Heading north out of Glasgow, take the A879 Balmore road, which eventually brings you to a roundabout just past the county sign for East Dumbartonshire. Turn right here on the Kirkintilloch road, follow this to the Torrance roundabout. Turn left into Torrance, then right at the traffic lights onto the B822. Follow this windy road to the 'T' junction at Lennoxtown, then turn left omto the A891. Follow this road right through the town and about half a mile past the town you will see the right hand turn for Clachan of Campsie. Turn right and follow the road up to the car park.
You can get a bus to this exact spot, the X85 runs from the centre of Glasgow through Kirkintilloch and Lennoxtown.
You can see a map of the route here.
Walk1, up the steep hill. Starting from the car park, head up to the cafe and cycle shop, turn right, and head round behind the buildings. At the end of the buildings, you will see a pathway running up into the woods. Follow this until the path forks. The left hand fork is a dead end, but it does lead down to a waterfall by the small stream. Take the right hand fork, and follow it as it winds its way up the hill. Keep going until you reach open moorland, then up a bit more and you will come to a car park on the 'crow road'. At this point, out of breath, you wonder why you did not simply come up by car! Enjoy the views from the car park then make your way back down again.
Walk2, a gentle walk. Starting from the car park, head back down the road for a short distance, then turn right on a road way, past a quaint cottage and over a bridge. Just past the bridge, up a short hill, you will see a gateway on your left for Schoenstatt. Open the gate and walk through, it's public access. Just before you reach the house a pathway goes off to the left and crosses the burn on a wooden footbridge. Follow this path over the bridge and along past the burn until you come to the front entrance to the house. Here, I stopped and turned back, but this path leads down to the John Muir way which crosses Scotland east to west.

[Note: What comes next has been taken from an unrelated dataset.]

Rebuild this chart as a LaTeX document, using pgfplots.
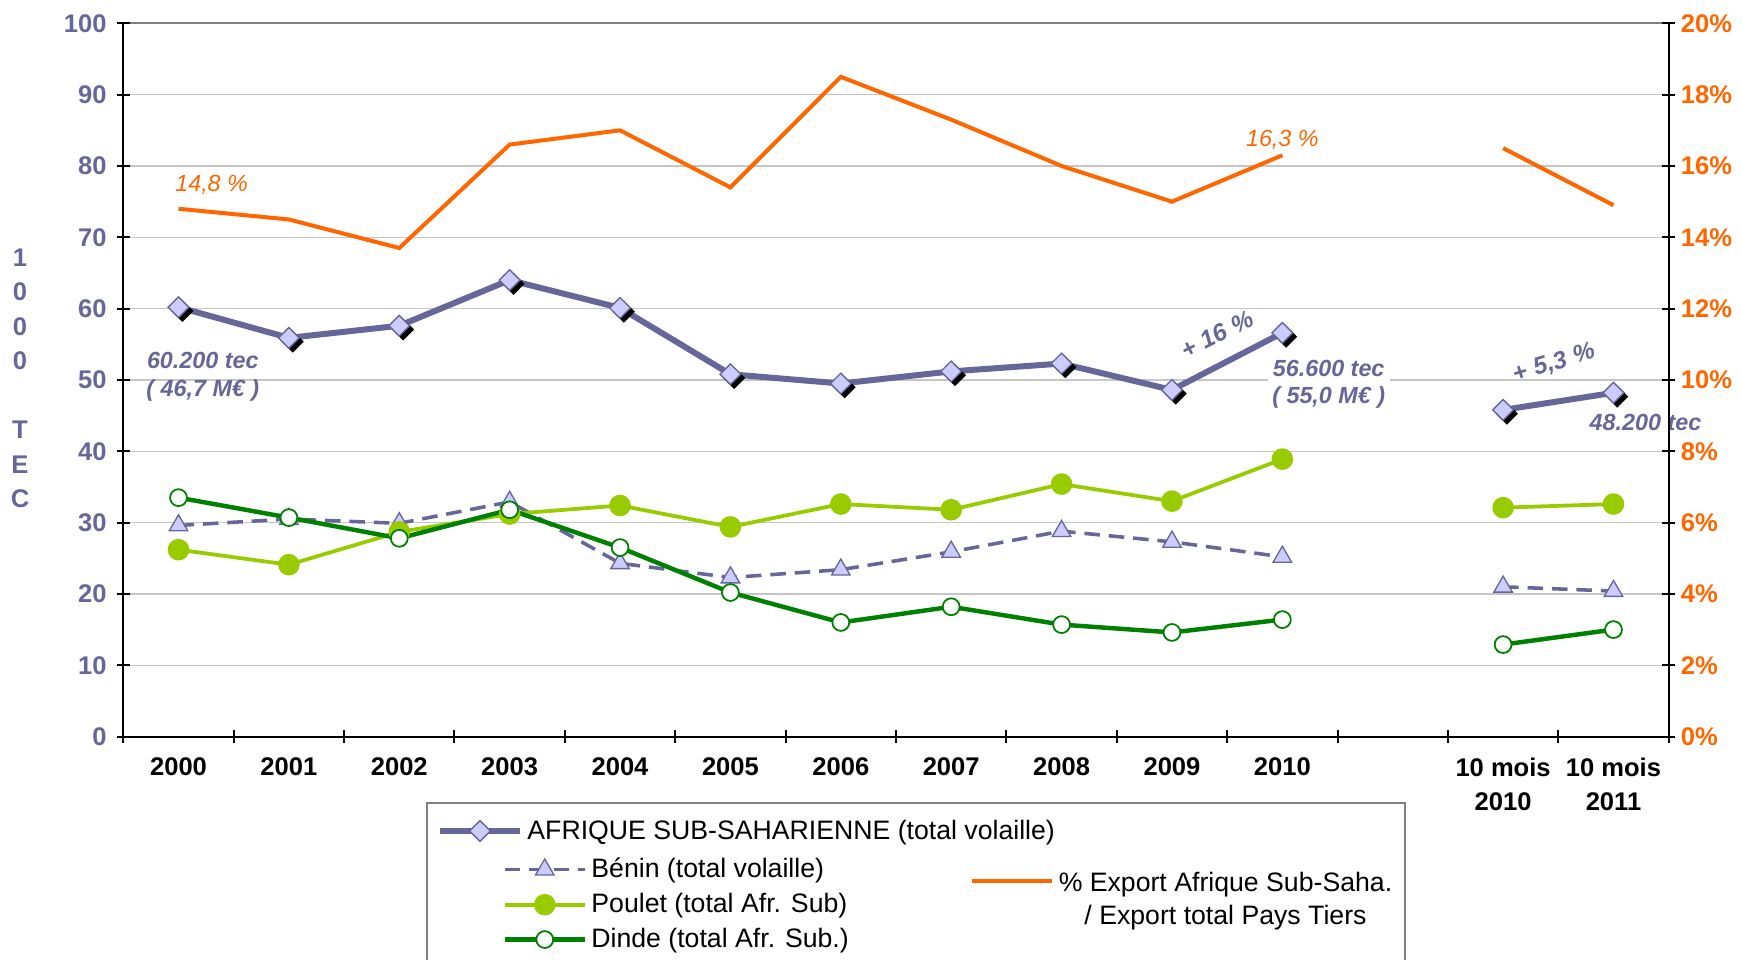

There are many walking options from this car park, either of the walks described can be extended, and there are other marked pathways leading off.

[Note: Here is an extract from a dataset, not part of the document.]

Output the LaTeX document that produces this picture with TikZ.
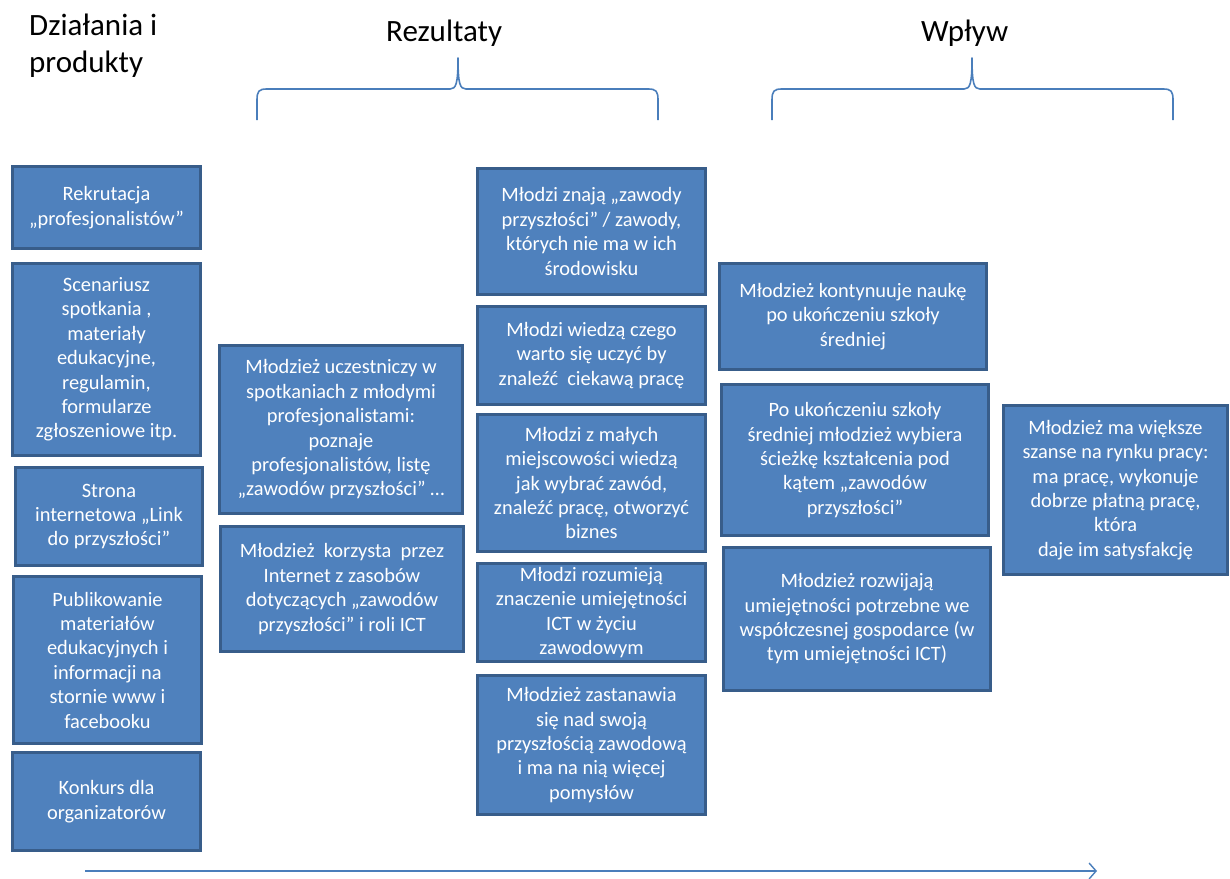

Please page or swipe round the images in the gallery.
The name Campsie derives from two old Gaelic words meaning 'crooked fairy hill'. Clachan comes from Saint Machan, who brought Christianity into the area in the Dark Ages. He was buried on the site of the old church behind the tea room.

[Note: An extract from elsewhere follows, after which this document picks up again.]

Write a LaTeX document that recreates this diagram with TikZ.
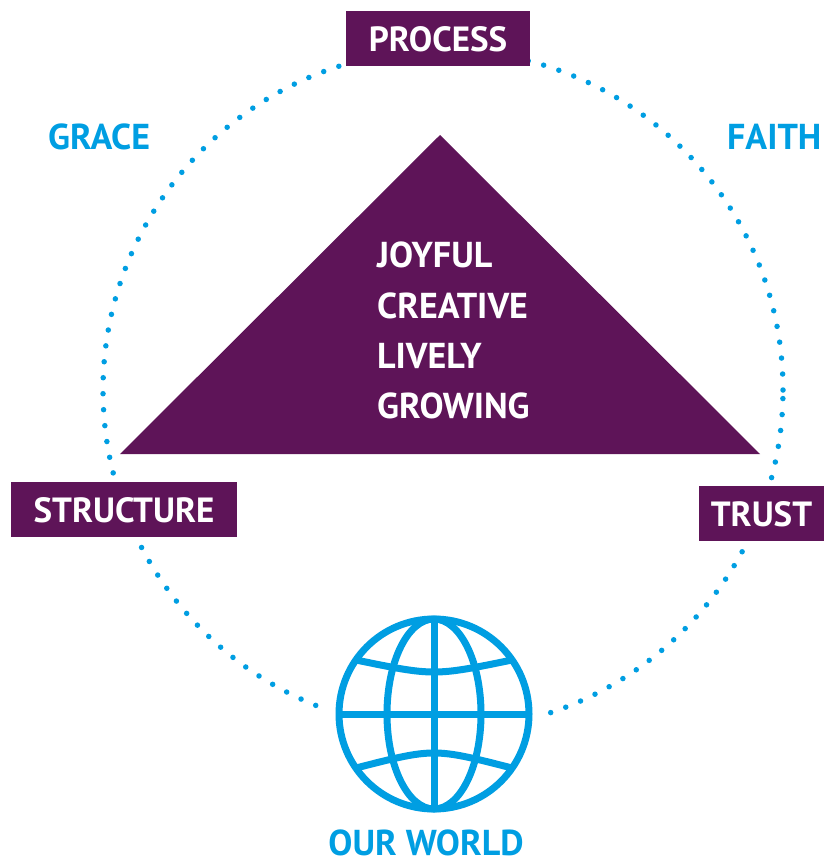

The original house at Schoenstatt was called Ballencleroch house and was built in the 13th century. It burned down in in 1982. In the 1600s, a certain Hugh McFarlan fought a duel in the grounds of Ballencleroch house and killed his opponent, a member of the Stirling Family. For many years afterwards, the ghost of young Stirling wandered around beside the chestnut trees under which the duel was fought. One of those trees still survives in the grounds, the other blew over in a storm and its trunk lies on the ground. A rusty rapier and a short dirk were found near the trees and it is supposed that they were used in the duel.
The house was rebuilt and became a retreat and conference centre run by the Schoenstatt Sisters of Mary. There is a shrine dedicated to Our Lady of Schoenstatt in the grounds which is often visited by pilgrims. If you are looking for a bit of peace and solitude, then it is possible to stay in the retreat.
A public toilet is available, which costs £2 to use. The cafe also has a toilet but they charge £2 unless you are eating and drinking in the cafe, in which case it is 'free to pee'.